Task details: Leave out the pictures and copy everything else below exactly.

Information supplied:
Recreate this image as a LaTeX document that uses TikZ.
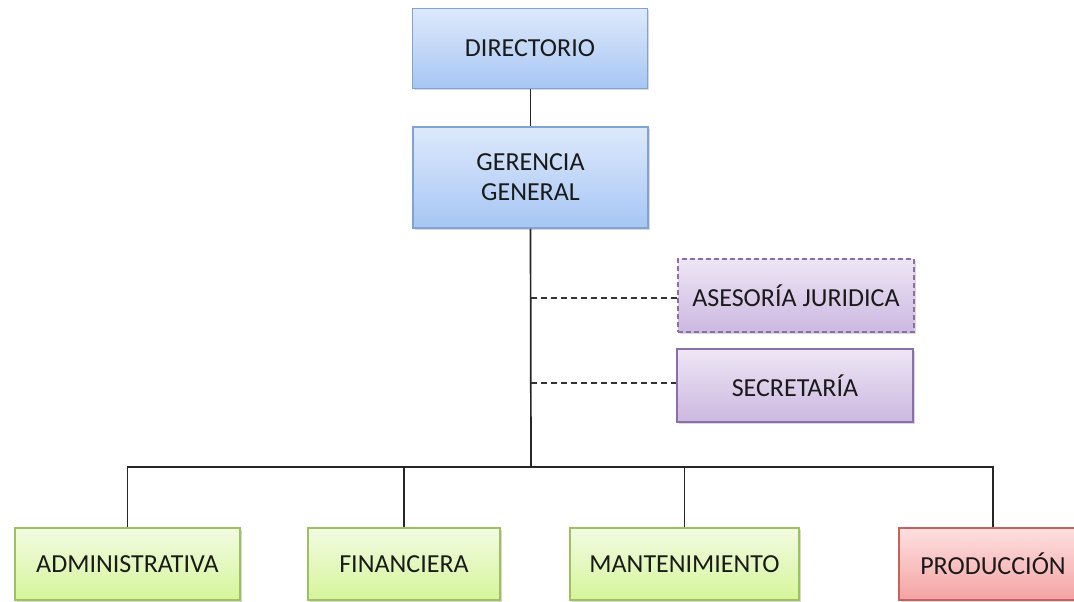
\documentclass[tikz,border=0pt]{standalone}
\usepackage{fontspec}
\setmainfont{Carlito}
\usetikzlibrary{shadows}
\definecolor{blueT}{HTML}{DDE9FB}
\definecolor{blueB}{HTML}{A7C6F4}
\definecolor{blueD}{HTML}{7EA3D4}
\definecolor{purT}{HTML}{EEE6F5}
\definecolor{purB}{HTML}{CCB8E0}
\definecolor{purD}{HTML}{8A6FAE}
\definecolor{grnT}{HTML}{F2FBE2}
\definecolor{grnB}{HTML}{D5F59A}
\definecolor{grnD}{HTML}{9DC15E}
\definecolor{redT}{HTML}{FEE0E0}
\definecolor{redB}{HTML}{F4A3A3}
\definecolor{redD}{HTML}{C9605D}
\definecolor{txt}{HTML}{1A1A1A}
\tikzset{
  box/.style={rectangle, line width=1.5pt, align=center, text=txt,
    font=\fontsize{26}{30}\selectfont, inner sep=0pt,
    drop shadow={opacity=0.3, shadow xshift=1.5pt, shadow yshift=-1.5pt}},
  bluebox/.style={box, draw=blueD, top color=blueT, bottom color=blueB},
  purbox/.style={box, draw=purD, top color=purT, bottom color=purB},
  grnbox/.style={box, draw=grnD, top color=grnT, bottom color=grnB},
  redbox/.style={box, draw=redD, top color=redT, bottom color=redB},
  link/.style={line width=1.7pt, draw=black!85},
  dlink/.style={line width=1.3pt, draw=black!80, dash pattern=on 6pt off 4pt}
}
\begin{document}
\begin{tikzpicture}[x=1pt,y=-1pt]
\useasboundingbox (0,0) rectangle (1074,602);
\fill[white] (0,0) rectangle (1074,602);
\node[bluebox, minimum width=235pt, minimum height=80pt] (dir) at (530,48.5) {DIRECTORIO};
\node[bluebox, minimum width=235pt, minimum height=101pt] (ger) at (530.5,177.5) {GERENCIA\\GENERAL};
\node[purbox, dash pattern=on 5pt off 3pt, minimum width=236pt, minimum height=73pt] (ase) at (796,295.5) {ASESORÍA JURIDICA};
\node[purbox, minimum width=236pt, minimum height=73pt] (sec) at (795,385.5) {SECRETARÍA};
\node[grnbox, minimum width=225pt, minimum height=72pt] (adm) at (127.5,564) {ADMINISTRATIVA};
\node[grnbox, minimum width=192pt, minimum height=72pt] (fin) at (404,564) {FINANCIERA};
\node[grnbox, minimum width=229pt, minimum height=72pt] (man) at (684.5,564) {MANTENIMIENTO};
\node[redbox, minimum width=188pt, minimum height=72pt] (pro) at (993,564) {PRODUCCIÓN};
\coordinate (bus) at (531,467);
\coordinate (d1) at (531,298);
\coordinate (d2) at (531,383);
\draw[link] (dir.south -| ger.north) -- (ger.north);
\draw[link] (ger.south) -- (bus);
\draw[link] (bus) -| (adm.north);
\draw[link] (bus) -| (fin.north);
\draw[link] (bus) -| (man.north);
\draw[link] (bus) -| (pro.north);
\draw[dlink] (d1) -- (d1 -| ase.west);
\draw[dlink] (d2) -- (d2 -| sec.west);
\end{tikzpicture}
\end{document}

The response:
Recreate this image as a LaTeX document that uses TikZ.
\documentclass[tikz,border=0pt]{standalone}
\usepackage{fontspec}
\setmainfont{Carlito}
\usetikzlibrary{shadows}
\definecolor{blueT}{HTML}{DDE9FB}
\definecolor{blueB}{HTML}{A7C6F4}
\definecolor{blueD}{HTML}{7EA3D4}
\definecolor{purT}{HTML}{EEE6F5}
\definecolor{purB}{HTML}{CCB8E0}
\definecolor{purD}{HTML}{8A6FAE}
\definecolor{grnT}{HTML}{F2FBE2}
\definecolor{grnB}{HTML}{D5F59A}
\definecolor{grnD}{HTML}{9DC15E}
\definecolor{redT}{HTML}{FEE0E0}
\definecolor{redB}{HTML}{F4A3A3}
\definecolor{redD}{HTML}{C9605D}
\definecolor{txt}{HTML}{1A1A1A}
\tikzset{
  box/.style={rectangle, line width=1.5pt, align=center, text=txt,
    font=\fontsize{26}{30}\selectfont, inner sep=0pt,
    drop shadow={opacity=0.3, shadow xshift=1.5pt, shadow yshift=-1.5pt}},
  bluebox/.style={box, draw=blueD, top color=blueT, bottom color=blueB},
  purbox/.style={box, draw=purD, top color=purT, bottom color=purB},
  grnbox/.style={box, draw=grnD, top color=grnT, bottom color=grnB},
  redbox/.style={box, draw=redD, top color=redT, bottom color=redB},
  link/.style={line width=1.7pt, draw=black!85},
  dlink/.style={line width=1.3pt, draw=black!80, dash pattern=on 6pt off 4pt}
}
\begin{document}
\begin{tikzpicture}[x=1pt,y=-1pt]
\useasboundingbox (0,0) rectangle (1074,602);
\fill[white] (0,0) rectangle (1074,602);
\node[bluebox, minimum width=235pt, minimum height=80pt] (dir) at (530,48.5) {DIRECTORIO};
\node[bluebox, minimum width=235pt, minimum height=101pt] (ger) at (530.5,177.5) {GERENCIA\\GENERAL};
\node[purbox, dash pattern=on 5pt off 3pt, minimum width=236pt, minimum height=73pt] (ase) at (796,295.5) {ASESORÍA JURIDICA};
\node[purbox, minimum width=236pt, minimum height=73pt] (sec) at (795,385.5) {SECRETARÍA};
\node[grnbox, minimum width=225pt, minimum height=72pt] (adm) at (127.5,564) {ADMINISTRATIVA};
\node[grnbox, minimum width=192pt, minimum height=72pt] (fin) at (404,564) {FINANCIERA};
\node[grnbox, minimum width=229pt, minimum height=72pt] (man) at (684.5,564) {MANTENIMIENTO};
\node[redbox, minimum width=188pt, minimum height=72pt] (pro) at (993,564) {PRODUCCIÓN};
\coordinate (bus) at (531,467);
\coordinate (d1) at (531,298);
\coordinate (d2) at (531,383);
\draw[link] (dir.south -| ger.north) -- (ger.north);
\draw[link] (ger.south) -- (bus);
\draw[link] (bus) -| (adm.north);
\draw[link] (bus) -| (fin.north);
\draw[link] (bus) -| (man.north);
\draw[link] (bus) -| (pro.north);
\draw[dlink] (d1) -- (d1 -| ase.west);
\draw[dlink] (d2) -- (d2 -| sec.west);
\end{tikzpicture}
\end{document}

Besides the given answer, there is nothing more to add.